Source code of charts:
--------------------------------------------------
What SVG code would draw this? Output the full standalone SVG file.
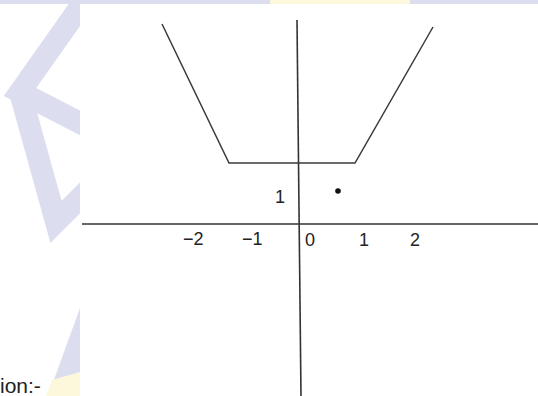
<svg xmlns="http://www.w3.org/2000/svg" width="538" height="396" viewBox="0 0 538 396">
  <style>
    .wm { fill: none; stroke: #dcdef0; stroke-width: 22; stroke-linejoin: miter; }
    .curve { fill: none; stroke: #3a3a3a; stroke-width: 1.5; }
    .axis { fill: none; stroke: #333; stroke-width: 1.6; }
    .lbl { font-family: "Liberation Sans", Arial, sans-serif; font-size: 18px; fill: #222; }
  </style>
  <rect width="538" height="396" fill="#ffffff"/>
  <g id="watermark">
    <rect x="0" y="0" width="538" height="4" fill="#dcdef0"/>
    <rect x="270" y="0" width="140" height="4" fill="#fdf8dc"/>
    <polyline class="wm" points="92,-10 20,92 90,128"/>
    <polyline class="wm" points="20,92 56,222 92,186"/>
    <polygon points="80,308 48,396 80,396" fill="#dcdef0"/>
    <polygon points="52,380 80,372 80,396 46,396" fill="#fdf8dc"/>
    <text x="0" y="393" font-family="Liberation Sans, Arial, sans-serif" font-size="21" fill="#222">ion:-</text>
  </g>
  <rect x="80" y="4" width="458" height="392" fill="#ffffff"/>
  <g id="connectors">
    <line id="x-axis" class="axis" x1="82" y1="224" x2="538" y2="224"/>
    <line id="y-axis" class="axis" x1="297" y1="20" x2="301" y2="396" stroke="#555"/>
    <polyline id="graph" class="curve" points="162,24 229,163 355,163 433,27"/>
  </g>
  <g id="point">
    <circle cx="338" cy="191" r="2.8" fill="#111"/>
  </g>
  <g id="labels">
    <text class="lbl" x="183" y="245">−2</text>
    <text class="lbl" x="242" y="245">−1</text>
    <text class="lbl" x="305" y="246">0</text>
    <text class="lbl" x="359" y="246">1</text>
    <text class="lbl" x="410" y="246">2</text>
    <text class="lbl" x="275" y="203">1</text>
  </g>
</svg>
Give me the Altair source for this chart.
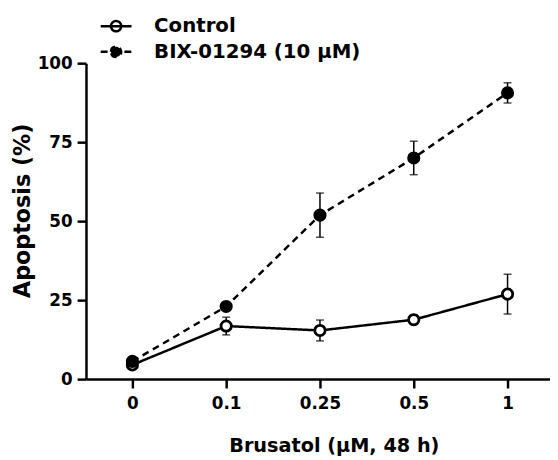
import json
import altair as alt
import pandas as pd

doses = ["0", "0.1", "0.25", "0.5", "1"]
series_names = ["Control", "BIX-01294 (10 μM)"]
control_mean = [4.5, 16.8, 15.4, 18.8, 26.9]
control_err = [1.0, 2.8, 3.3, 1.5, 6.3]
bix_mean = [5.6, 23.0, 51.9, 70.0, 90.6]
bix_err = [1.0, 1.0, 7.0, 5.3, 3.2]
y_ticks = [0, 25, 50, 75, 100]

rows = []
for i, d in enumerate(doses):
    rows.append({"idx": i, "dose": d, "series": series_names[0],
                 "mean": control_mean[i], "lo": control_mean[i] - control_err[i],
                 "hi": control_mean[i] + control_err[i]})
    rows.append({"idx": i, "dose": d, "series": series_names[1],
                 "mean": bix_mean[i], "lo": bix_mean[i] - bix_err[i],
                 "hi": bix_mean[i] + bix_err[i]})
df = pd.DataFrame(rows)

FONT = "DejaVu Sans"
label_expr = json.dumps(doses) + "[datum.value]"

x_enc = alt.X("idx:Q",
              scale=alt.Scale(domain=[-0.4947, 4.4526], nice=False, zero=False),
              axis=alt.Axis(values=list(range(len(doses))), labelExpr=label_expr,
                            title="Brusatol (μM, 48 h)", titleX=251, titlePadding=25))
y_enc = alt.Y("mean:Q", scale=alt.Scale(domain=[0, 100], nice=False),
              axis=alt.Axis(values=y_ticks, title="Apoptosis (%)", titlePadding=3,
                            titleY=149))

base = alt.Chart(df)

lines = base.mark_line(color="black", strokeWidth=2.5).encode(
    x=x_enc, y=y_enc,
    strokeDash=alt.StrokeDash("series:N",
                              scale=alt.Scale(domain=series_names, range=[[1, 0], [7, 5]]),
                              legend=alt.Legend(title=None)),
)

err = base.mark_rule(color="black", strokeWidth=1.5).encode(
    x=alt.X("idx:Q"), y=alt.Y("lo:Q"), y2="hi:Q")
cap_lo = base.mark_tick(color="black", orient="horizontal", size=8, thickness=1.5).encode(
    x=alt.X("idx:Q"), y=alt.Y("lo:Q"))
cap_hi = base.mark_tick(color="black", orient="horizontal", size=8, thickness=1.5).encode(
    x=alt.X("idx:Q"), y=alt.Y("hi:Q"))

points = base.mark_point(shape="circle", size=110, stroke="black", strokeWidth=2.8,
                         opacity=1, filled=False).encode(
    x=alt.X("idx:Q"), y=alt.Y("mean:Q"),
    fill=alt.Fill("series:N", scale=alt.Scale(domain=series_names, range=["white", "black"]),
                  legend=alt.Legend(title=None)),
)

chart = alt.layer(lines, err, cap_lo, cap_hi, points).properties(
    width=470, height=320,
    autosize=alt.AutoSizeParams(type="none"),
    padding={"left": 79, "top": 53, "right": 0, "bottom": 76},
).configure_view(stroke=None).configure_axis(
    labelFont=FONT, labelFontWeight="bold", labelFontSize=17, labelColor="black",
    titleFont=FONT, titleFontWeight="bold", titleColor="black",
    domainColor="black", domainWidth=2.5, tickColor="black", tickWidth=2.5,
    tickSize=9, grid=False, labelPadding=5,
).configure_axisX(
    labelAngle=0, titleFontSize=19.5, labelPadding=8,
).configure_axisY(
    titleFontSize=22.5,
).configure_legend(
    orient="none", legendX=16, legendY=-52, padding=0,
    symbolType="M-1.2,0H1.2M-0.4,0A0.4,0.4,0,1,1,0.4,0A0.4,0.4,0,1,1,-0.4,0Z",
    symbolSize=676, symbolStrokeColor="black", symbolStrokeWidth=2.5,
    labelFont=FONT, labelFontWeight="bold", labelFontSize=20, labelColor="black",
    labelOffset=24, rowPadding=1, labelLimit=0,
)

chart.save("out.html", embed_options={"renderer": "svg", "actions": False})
--------------------------------------------------
Goal of the exercise - Every line above should be returned word for word, with the pictures left behind.

Finished task -
What SVG code would draw this? Output the full standalone SVG file.
<svg xmlns="http://www.w3.org/2000/svg" width="538" height="396" viewBox="0 0 538 396">
  <style>
    .wm { fill: none; stroke: #dcdef0; stroke-width: 22; stroke-linejoin: miter; }
    .curve { fill: none; stroke: #3a3a3a; stroke-width: 1.5; }
    .axis { fill: none; stroke: #333; stroke-width: 1.6; }
    .lbl { font-family: "Liberation Sans", Arial, sans-serif; font-size: 18px; fill: #222; }
  </style>
  <rect width="538" height="396" fill="#ffffff"/>
  <g id="watermark">
    <rect x="0" y="0" width="538" height="4" fill="#dcdef0"/>
    <rect x="270" y="0" width="140" height="4" fill="#fdf8dc"/>
    <polyline class="wm" points="92,-10 20,92 90,128"/>
    <polyline class="wm" points="20,92 56,222 92,186"/>
    <polygon points="80,308 48,396 80,396" fill="#dcdef0"/>
    <polygon points="52,380 80,372 80,396 46,396" fill="#fdf8dc"/>
    <text x="0" y="393" font-family="Liberation Sans, Arial, sans-serif" font-size="21" fill="#222">ion:-</text>
  </g>
  <rect x="80" y="4" width="458" height="392" fill="#ffffff"/>
  <g id="connectors">
    <line id="x-axis" class="axis" x1="82" y1="224" x2="538" y2="224"/>
    <line id="y-axis" class="axis" x1="297" y1="20" x2="301" y2="396" stroke="#555"/>
    <polyline id="graph" class="curve" points="162,24 229,163 355,163 433,27"/>
  </g>
  <g id="point">
    <circle cx="338" cy="191" r="2.8" fill="#111"/>
  </g>
  <g id="labels">
    <text class="lbl" x="183" y="245">−2</text>
    <text class="lbl" x="242" y="245">−1</text>
    <text class="lbl" x="305" y="246">0</text>
    <text class="lbl" x="359" y="246">1</text>
    <text class="lbl" x="410" y="246">2</text>
    <text class="lbl" x="275" y="203">1</text>
  </g>
</svg>
Give me the Altair source for this chart.
import json
import altair as alt
import pandas as pd

doses = ["0", "0.1", "0.25", "0.5", "1"]
series_names = ["Control", "BIX-01294 (10 μM)"]
control_mean = [4.5, 16.8, 15.4, 18.8, 26.9]
control_err = [1.0, 2.8, 3.3, 1.5, 6.3]
bix_mean = [5.6, 23.0, 51.9, 70.0, 90.6]
bix_err = [1.0, 1.0, 7.0, 5.3, 3.2]
y_ticks = [0, 25, 50, 75, 100]

rows = []
for i, d in enumerate(doses):
    rows.append({"idx": i, "dose": d, "series": series_names[0],
                 "mean": control_mean[i], "lo": control_mean[i] - control_err[i],
                 "hi": control_mean[i] + control_err[i]})
    rows.append({"idx": i, "dose": d, "series": series_names[1],
                 "mean": bix_mean[i], "lo": bix_mean[i] - bix_err[i],
                 "hi": bix_mean[i] + bix_err[i]})
df = pd.DataFrame(rows)

FONT = "DejaVu Sans"
label_expr = json.dumps(doses) + "[datum.value]"

x_enc = alt.X("idx:Q",
              scale=alt.Scale(domain=[-0.4947, 4.4526], nice=False, zero=False),
              axis=alt.Axis(values=list(range(len(doses))), labelExpr=label_expr,
                            title="Brusatol (μM, 48 h)", titleX=251, titlePadding=25))
y_enc = alt.Y("mean:Q", scale=alt.Scale(domain=[0, 100], nice=False),
              axis=alt.Axis(values=y_ticks, title="Apoptosis (%)", titlePadding=3,
                            titleY=149))

base = alt.Chart(df)

lines = base.mark_line(color="black", strokeWidth=2.5).encode(
    x=x_enc, y=y_enc,
    strokeDash=alt.StrokeDash("series:N",
                              scale=alt.Scale(domain=series_names, range=[[1, 0], [7, 5]]),
                              legend=alt.Legend(title=None)),
)

err = base.mark_rule(color="black", strokeWidth=1.5).encode(
    x=alt.X("idx:Q"), y=alt.Y("lo:Q"), y2="hi:Q")
cap_lo = base.mark_tick(color="black", orient="horizontal", size=8, thickness=1.5).encode(
    x=alt.X("idx:Q"), y=alt.Y("lo:Q"))
cap_hi = base.mark_tick(color="black", orient="horizontal", size=8, thickness=1.5).encode(
    x=alt.X("idx:Q"), y=alt.Y("hi:Q"))

points = base.mark_point(shape="circle", size=110, stroke="black", strokeWidth=2.8,
                         opacity=1, filled=False).encode(
    x=alt.X("idx:Q"), y=alt.Y("mean:Q"),
    fill=alt.Fill("series:N", scale=alt.Scale(domain=series_names, range=["white", "black"]),
                  legend=alt.Legend(title=None)),
)

chart = alt.layer(lines, err, cap_lo, cap_hi, points).properties(
    width=470, height=320,
    autosize=alt.AutoSizeParams(type="none"),
    padding={"left": 79, "top": 53, "right": 0, "bottom": 76},
).configure_view(stroke=None).configure_axis(
    labelFont=FONT, labelFontWeight="bold", labelFontSize=17, labelColor="black",
    titleFont=FONT, titleFontWeight="bold", titleColor="black",
    domainColor="black", domainWidth=2.5, tickColor="black", tickWidth=2.5,
    tickSize=9, grid=False, labelPadding=5,
).configure_axisX(
    labelAngle=0, titleFontSize=19.5, labelPadding=8,
).configure_axisY(
    titleFontSize=22.5,
).configure_legend(
    orient="none", legendX=16, legendY=-52, padding=0,
    symbolType="M-1.2,0H1.2M-0.4,0A0.4,0.4,0,1,1,0.4,0A0.4,0.4,0,1,1,-0.4,0Z",
    symbolSize=676, symbolStrokeColor="black", symbolStrokeWidth=2.5,
    labelFont=FONT, labelFontWeight="bold", labelFontSize=20, labelColor="black",
    labelOffset=24, rowPadding=1, labelLimit=0,
)

chart.save("out.html", embed_options={"renderer": "svg", "actions": False})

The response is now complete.